One of TUSD's most controversial budget components, for desegregation, has jumped from less than $1 million to $42 million, including a $4 million increase this year. Even has gotten an earful from her own Republicans, including Chuck Josephson, at appearances. At one GOP function this summer she was asked why she didn't push for a full audit of the desegregation budget. She answered that she had and one was done. Asked later by The Weekly to produce the audit, Even balked. She has not provided a copy of the audit, which it turns out was a mere financial report or review.
Even's campaign was stacked with supporters who were there because of commitments they made to her late husband. It has been marred by her inability to answer questions on most county issues with any certainty. Her calls for "study" wore thin. And her campaign struggled with a dispute that cost her the services of the one of Tucson's best consultants, Alexis Thompson.
Carroll helped trim county spending slightly last year, but spending, inflated by the success of two county bond elections last year, hit a record $744 million. Carroll dissented on the budget but blew his chance to object to the county's slight tax increase--$6 for a $100,000 home--by not demanding separate action on the tax rates and levies on August 17.
LIKE EVEN, MARCUS, 39, has tried to "out-Republican" Carroll. With his underfunded campaign, Marcus has taken a page from Marsh's successful plan in 1992. He has walked. Walked. And walked. He's had the time.
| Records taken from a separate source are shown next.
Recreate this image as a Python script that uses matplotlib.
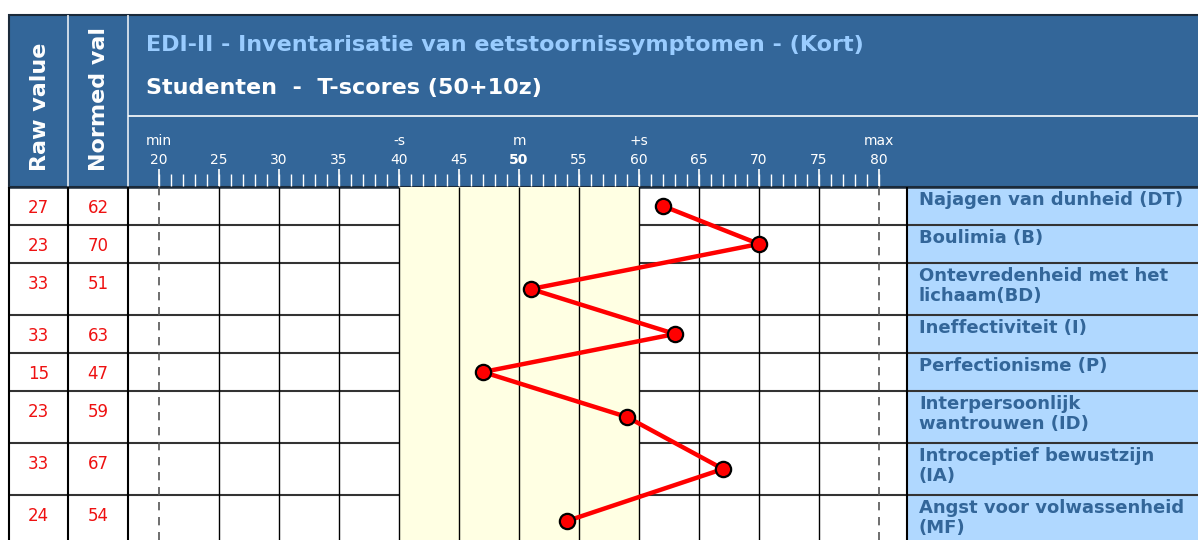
import matplotlib
matplotlib.use('Agg')
import matplotlib.pyplot as plt
from matplotlib.patches import Rectangle
import numpy as np

# ---------------- data ----------------
scales = [
    "Najagen van dunheid (DT)",
    "Boulimia (B)",
    "Ontevredenheid met het\nlichaam(BD)",
    "Ineffectiviteit (I)",
    "Perfectionisme (P)",
    "Interpersoonlijk\nwantrouwen (ID)",
    "Introceptief bewustzijn\n(IA)",
    "Angst voor volwassenheid\n(MF)",
]
raw_values = [27, 23, 33, 33, 15, 23, 33, 24]
normed_values = [62, 70, 51, 63, 47, 59, 67, 54]
tick_values = [20, 25, 30, 35, 40, 45, 50, 55, 60, 65, 70, 75, 80]
marker_values = [20, 40, 50, 60, 80]
marker_labels = ["min", "-s", "m", "+s", "max"]
band_range = [40, 60]
title = "EDI-II - Inventarisatie van eetstoornissymptomen - (Kort)"
subtitle = "Studenten  -  T-scores (50+10z)"
col_headers = ["Raw value", "Normed val"]

# ---------------- layout (pixels) ----------------
W, H = 1198, 540
left, c1, c2, c3 = 9, 68, 128, 907
head_top, head_mid, head_bot = 15, 116, 187
px_per_unit, x20 = 12.0, 159.0
row_h = np.array([52 if "\n" in s else 38 for s in scales], dtype=float)
tops = head_bot + np.concatenate([[0], np.cumsum(row_h)[:-1]])
bottoms = tops + row_h
centers = tops + row_h / 2
y_end = bottoms[-1]

HEAD = "#336699"
TITLE_C = "#99ccff"
LABEL_BG = "#b0d8ff"
LABEL_C = "#336699"
BAND = "#ffffe3"

fig = plt.figure(figsize=(W / 100, H / 100), dpi=100)
bg = fig.add_axes([0, 0, 1, 1])
bg.set_xlim(0, W)
bg.set_ylim(H, 0)
bg.axis("off")

# header
bg.add_patch(Rectangle((left, head_top), W - left + 5, head_bot - head_top,
                       fc=HEAD, ec="#1b2a3a", lw=1.5, zorder=1))
bg.vlines([c1, c2], head_top, head_bot, color="#e8eef5", lw=1.2, zorder=2)
bg.hlines(head_mid, c2, W, color="white", lw=1.2, zorder=2)

bg.text(146, 45, title, color=TITLE_C, fontsize=16, fontweight="bold",
        va="center", ha="left", zorder=3)
bg.text(146, 88, subtitle, color="white", fontsize=16, fontweight="bold",
        va="center", ha="left", zorder=3)
for xc, t in zip([(left + c1) / 2, (c1 + c2) / 2], col_headers):
    bg.text(xc + 1, 171, t, rotation=90, color="white", fontsize=16,
            fontweight="bold", ha="center", va="bottom", zorder=3)

# body backgrounds
bg.add_patch(Rectangle((left, head_bot), c3 - left, y_end - head_bot,
                       fc="white", ec="none", zorder=0.5))
bg.add_patch(Rectangle((c3, head_bot), W - c3 + 5, y_end - head_bot,
                       fc=LABEL_BG, ec="none", zorder=0.5))

# plot axes over the scale column
x_lo = 20 + (c2 - x20) / px_per_unit
x_hi = 20 + (c3 - x20) / px_per_unit
ax = fig.add_axes([c2 / W, (H - y_end) / H, (c3 - c2) / W, (y_end - head_top) / H])
ax.set_xlim(x_lo, x_hi)
ax.set_ylim(y_end, head_top)
ax.axis("off")
ax.patch.set_alpha(0)

ax.add_patch(Rectangle((band_range[0], head_bot), band_range[1] - band_range[0],
                       y_end - head_bot, fc=BAND, ec="none", zorder=1))
inner = [v for v in tick_values if v not in (tick_values[0], tick_values[-1])]
ax.vlines(inner, head_bot, y_end, color="black", lw=1, zorder=2)
ax.vlines([tick_values[0], tick_values[-1]], head_bot, y_end, color="#555555",
          lw=1.2, linestyles=(0, (5, 4)), zorder=2)

# header scale
ax.vlines(np.arange(tick_values[0], tick_values[-1] + 1), 174, head_bot - 1,
          color="white", lw=1, zorder=3)
ax.vlines(tick_values, 169, head_bot - 1, color="white", lw=1.2, zorder=3)
for v in tick_values:
    ax.text(v, 160, str(v), color="white", fontsize=10, ha="center", va="center",
            fontweight="bold" if v == 50 else "normal", zorder=4)
for v, t in zip(marker_values, marker_labels):
    ax.text(v, 141, t, color="white", fontsize=10, ha="center", va="center", zorder=4)

# profile line
ax.plot(normed_values, centers, color="red", lw=3.2, marker="o", ms=11,
        mfc="red", mec="black", mew=1.6, zorder=6, clip_on=False)

# grid lines of the table
bg.hlines(bottoms, left, W, color="#333333", lw=1.5, zorder=3)
bg.hlines(head_bot, left, W, color="#1b2a3a", lw=1.8, zorder=3)
bg.vlines([left, c1, c2, c3], head_bot, y_end, color="black", lw=1.5, zorder=3)

# cell texts
for i in range(len(scales)):
    bg.text((left + c1) / 2, tops[i] + 21, str(raw_values[i]), color="#ee1111",
            fontsize=12, ha="center", va="center", zorder=4)
    bg.text((c1 + c2) / 2, tops[i] + 21, str(normed_values[i]), color="#ee1111",
            fontsize=12, ha="center", va="center", zorder=4)
    bg.text(c3 + 12, tops[i] + 4, scales[i], color=LABEL_C, fontsize=13,
            fontweight="bold", ha="left", va="top", linespacing=1.12, zorder=4)

fig.savefig("out.png", dpi=100)
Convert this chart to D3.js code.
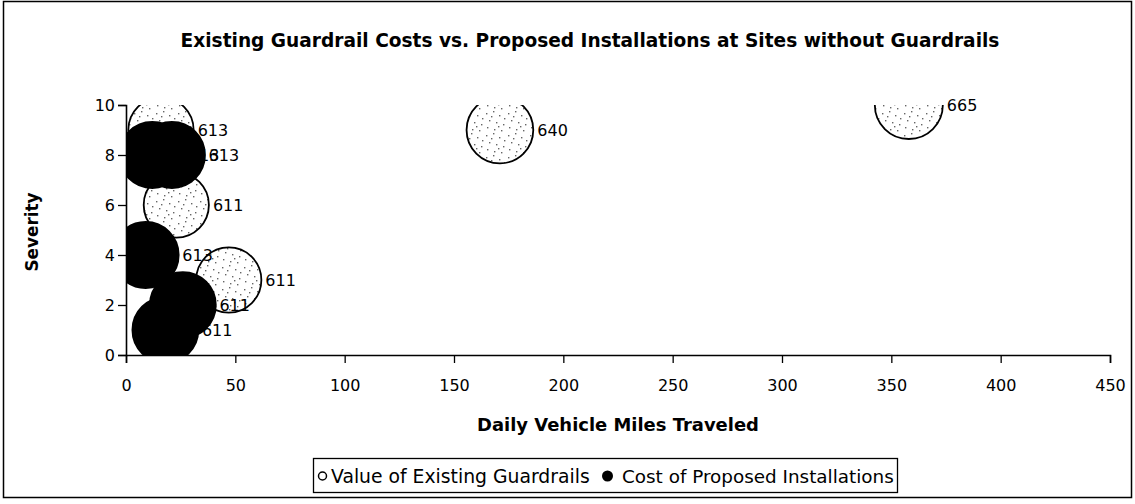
<!DOCTYPE html>
<html>
<head>
<meta charset="utf-8">
<script src="https://cdn.jsdelivr.net/npm/d3@7"></script>
<style>
  html, body { margin: 0; padding: 0; background: #fff; }
  svg { display: block; }
</style>
</head>
<body>
<svg id="chart" width="1135" height="504"></svg>
<script>
// ---- data ----
const titleText = "Existing Guardrail Costs vs. Proposed Installations at Sites without Guardrails";
const xTitle = "Daily Vehicle Miles Traveled";
const yTitle = "Severity";
const seriesNames = ["Value of Existing Guardrails", "Cost of Proposed Installations"];

const xTicks = [0, 50, 100, 150, 200, 250, 300, 350, 400, 450];
const yTicks = [0, 2, 4, 6, 8, 10];

// Series 1: Value of Existing Guardrails
const existX = [16, 23, 47, 171, 358];
const existY = [9, 6, 3, 9, 10];
const existSize = [613, 611, 611, 640, 665];
const existLabels = ["613", "611", "611", "640", "665"];

// Series 2: Cost of Proposed Installations
const propX = [12, 21, 9, 26, 18];
const propY = [8, 8, 4, 2, 1];
const propSize = [613, 613, 613, 611, 611];
const propLabels = ["613", "613", "613", "611", "611"];

// ---- layout ----
const plot = { left: 126, right: 1110, top: 105, bottom: 355 };
const font = "'DejaVu Sans', Verdana, sans-serif";

const svg = d3.select("#chart");

// outer frame
svg.append("rect").attr("x", 3.5).attr("y", 1.5).attr("width", 1128).attr("height", 496)
  .attr("fill", "#fff").attr("stroke", "#000").attr("stroke-width", 1.5);

const x = d3.scaleLinear().domain([0, 450]).range([plot.left, plot.right]);
const y = d3.scaleLinear().domain([0, 10]).range([plot.bottom, plot.top]);
const r = d3.scaleSqrt().domain([0, 665]).range([0, 34]);

// stipple pattern
const defs = svg.append("defs");
const pat = defs.append("pattern").attr("id", "stipple").attr("patternUnits", "userSpaceOnUse")
  .attr("width", 22).attr("height", 22);
pat.append("rect").attr("width", 22).attr("height", 22).attr("fill", "#fff");
const dots = [[2,3],[9,1],[15,5],[5,10],[12,12],[19,14],[3,17],[10,19],[17,20],[7,6],[14,16],[20,8]];
pat.selectAll("rect.d").data(dots).join("rect").attr("class", "d")
  .attr("x", d => d[0]).attr("y", d => d[1]).attr("width", 1.4).attr("height", 1.4).attr("fill", "#666");

defs.append("clipPath").attr("id", "plotClip").append("rect")
  .attr("x", plot.left).attr("y", plot.top)
  .attr("width", plot.right - plot.left).attr("height", plot.bottom - plot.top);

// fit a text element to a target width by adjusting font size
function fitWidth(sel, target) {
  const node = sel.node();
  const fs = parseFloat(sel.attr("font-size"));
  const w = node.getComputedTextLength();
  if (w > 0) sel.attr("font-size", (fs * target / w).toFixed(2));
  return sel;
}

// title
const t = svg.append("text").attr("x", 590).attr("y", 47).attr("text-anchor", "middle")
  .attr("font-family", font).attr("font-weight", "bold").attr("font-size", 19)
  .text(titleText);
fitWidth(t, 819);

// bubbles
const g = svg.append("g").attr("clip-path", "url(#plotClip)");
const exist = existX.map((v, i) => ({ x: v, y: existY[i], s: existSize[i], l: existLabels[i] }));
const prop = propX.map((v, i) => ({ x: v, y: propY[i], s: propSize[i], l: propLabels[i] }));

g.selectAll("circle.exist").data(exist).join("circle").attr("class", "exist")
  .attr("cx", d => x(d.x)).attr("cy", d => y(d.y)).attr("r", d => r(d.s))
  .attr("fill", "url(#stipple)").attr("stroke", "#000").attr("stroke-width", 1.8);

g.selectAll("circle.prop").data(prop).join("circle").attr("class", "prop")
  .attr("cx", d => x(d.x)).attr("cy", d => y(d.y)).attr("r", d => r(d.s))
  .attr("fill", "#000").attr("stroke", "#000").attr("stroke-width", 2.5);

// axes
const xAxis = d3.axisBottom(x).tickValues(xTicks).tickSize(8).tickPadding(17);
const gx = svg.append("g").attr("transform", `translate(0,${plot.bottom})`).call(xAxis);
const yAxis = d3.axisLeft(y).tickValues(yTicks).tickSize(8).tickPadding(3);
const gy = svg.append("g").attr("transform", `translate(${plot.left},0)`).call(yAxis);
[gx, gy].forEach(a => {
  a.select(".domain").attr("stroke", "#000").attr("stroke-width", 1.6);
  a.selectAll(".tick line").attr("stroke", "#000").attr("stroke-width", 1.3);
  a.selectAll(".tick text").attr("font-family", font).attr("font-size", 16).attr("fill", "#000");
});

// data labels (drawn on top of all bubbles, as in the original)
const labels = exist.concat(prop);
svg.append("g").selectAll("text").data(labels).join("text")
  .attr("x", d => x(d.x) + r(d.s) + 4).attr("y", d => y(d.y))
  .attr("dy", "0.36em")
  .attr("font-family", font).attr("font-size", 16).attr("fill", "#000")
  .text(d => d.l);

// axis titles
const xt = svg.append("text").attr("x", (plot.left + plot.right) / 2).attr("y", 431)
  .attr("text-anchor", "middle")
  .attr("font-family", font).attr("font-weight", "bold").attr("font-size", 18)
  .text(xTitle);
fitWidth(xt, 282);
const yt = svg.append("text").attr("transform", `translate(38,232) rotate(-90)`)
  .attr("text-anchor", "middle")
  .attr("font-family", font).attr("font-weight", "bold").attr("font-size", 18)
  .text(yTitle);
fitWidth(yt, 79);

// legend
const lg = svg.append("g");
lg.append("rect").attr("x", 313.5).attr("y", 458.5).attr("width", 584).attr("height", 34)
  .attr("fill", "#fff").attr("stroke", "#000").attr("stroke-width", 1.3);
lg.append("circle").attr("cx", 322.5).attr("cy", 476).attr("r", 4)
  .attr("fill", "#fff").attr("stroke", "#000").attr("stroke-width", 1.5);
const l1 = lg.append("text").attr("x", 331).attr("y", 483)
  .attr("font-family", font).attr("font-size", 18).text(seriesNames[0]);
fitWidth(l1, 259);
lg.append("circle").attr("cx", 607.5).attr("cy", 476).attr("r", 5.5)
  .attr("fill", "#000");
const l2 = lg.append("text").attr("x", 622).attr("y", 483)
  .attr("font-family", font).attr("font-size", 18).text(seriesNames[1]);
fitWidth(l2, 272);
</script>
</body>
</html>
His job as finance manager at Bell & Howell Cope, which shut down Tucson operations, is nearly over.
Marcus's fiscal platform involves many issues that have long been settled--the nearly $40 million spring-training complex for the Chicago White Sox and Arizona Diamondbacks, the $350 million bond issue for transportation improvements, and a disputed, long-term debt at Kino Community Hospital.
Although most political veterans are predicting a low turnout election on September 8, District 4 voters may buck the trend. Already, more than 6,000 Republicans have requested early ballots, up from 4,855 absentee requests in 1996.